FX Daily: Edging to the exits
After a constructive US nonfarm jobs report on Friday, the market now has greater conviction that the Federal Reserve can start tapering this autumn. But does an orderly exit from super-loose monetary policy need to upset the risk environment? This week's US CPI release may prove somewhat of a litmus test
USD: Supported by Fed expectations and potentially, the risk environment
FX markets behaved quite sensibly on Friday. An unambiguously positive jobs report saw the dollar enjoy some modest gains - particularly against the low yielders - firming up the view that the Fed would be in a position to announce tapering of bond purchases later this year. One of the big questions for markets, however, is whether a well-flagged and gradual tapering could still upset asset markets.
A litmus test here may be Wednesday's release of US July CPI, expected to peak around the 5.3/5.4% year-on-year area. Any higher, especially if the core were to surprise on the upside, could suggest that the Fed's exit from loose policy may not be quite as relaxed as most think. So US CPI will be the key event risk in an otherwise quiet week for markets.

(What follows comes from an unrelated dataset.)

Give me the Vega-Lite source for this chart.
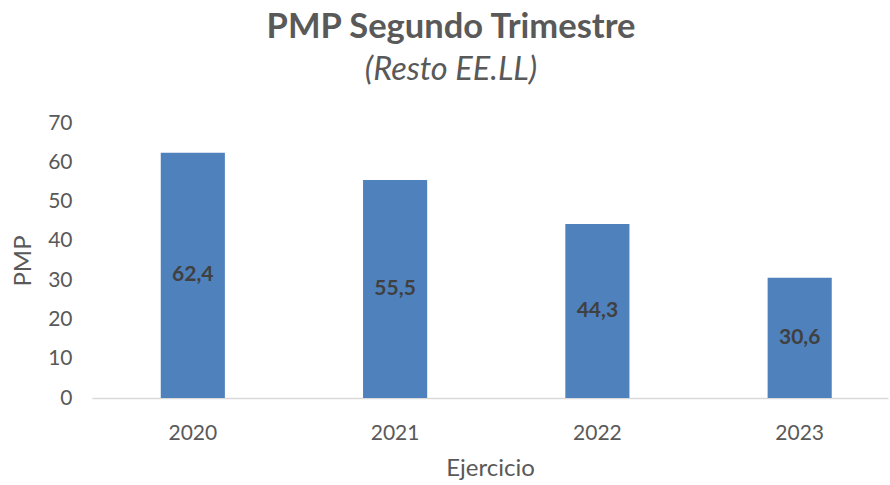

Overnight, we have seen a flash crash in Gold and Silver, plus Chinese inflation data, reminding us why Chinese policy makers have a strong interest in taming commodity prices. In July, Chinese PPI was running at 9% YoY, while CPI was running at just 1% YoY. Local concern is that SMEs simply cannot pass on higher input prices and thus face compressed profit margins. Local policy makers are trying to help the situation by selling from strategic stockpiles of industrial metals. Does this mean that the People's Bank of China has an interest in keeping the renminbi strong to insulate against higher import prices? 6.50 in USD/CNY remains an important benchmark for this thesis.
With a Fed inching towards the exit and the risk environment a little fragile, we would say the dollar can stay bid this week. A better performance in some of the emerging market high yielders may need to wait until the CPI event risk has passed.
EUR: Weidmann's remarks fall on dovish ears
EUR/USD has not reacted much, if at all, to remarks made on Sunday from European Central Bank hawk Jens Weidmann that inflation could pick up more quickly than expected. Those remarks were somewhat undermined by his forecast that eurozone CPI would still be at 1.4% in 2023 - i.e. well below the ECB's new symmetrical 2% target.
The latest CFTC data suggests leveraged funds are adding to their EUR/USD short positions in the latest reporting week. This community is now running the largest short EUR position since early June 2020. This coincides with the ECB's trade-weighted EUR (against 19 trading partners) breaking decisively lower, in line with the ECB's strategy of driving eurozone real rates deeply negative. This will increasingly make the EUR a funding currency of choice and, counterintuitively to the euro's cyclical position, could see the EUR rally if the risk environment deteriorates substantially.
Expect a quiet day's trading today, but for the week EUR/USD should stay heavy with scope to retest range lows near 1.1700.
GBP: Political scuffle unlikely to derail GBP rally
The week starts with media reports suggesting some tension between Prime Minister Boris Johnson and his Chancellor Rishi Sunak - such that Sunak could get demoted. Sunak is seen as one of the rising stars in the Tory party and a safe pair of hands at the Treasury, such that any demotion could briefly hit GBP. Yet these are quiet summer markets and FX traders will likely focus their attention on what any fresh inputs mean to the newly-minted hawkish policy from the Bank of England.
The highlight here will be Thursday's 2Q21 UK GDP release, where we see quite a strong 5% quarter-on-quarter reading. We favour EUR/GBP continuing to press strong support at 0.8470, beyond which the move could quickly extend to 0.8400.
CHF: Did the SNB intervene much last week?
Switzerland releases weekly CHF sight deposit data at 10CET. The data will face a little more scrutiny than normal in that EUR/CHF was under heavy pressure near 1.0720/30 last week and the Swiss National Bank may have needed to intervene. The weekly CHF sight deposit data is seen as a good early gauge of the amount of FX intervention undertaken. (Formal intervention data only comes out with a three-month delay and aggregates the activity for the quarter.)
A big increase in CHF deposits, e.g. CHF3-5bn , could lift EUR/CHF on the view that its intervention activities are not so hamstrung by US surveillance after all.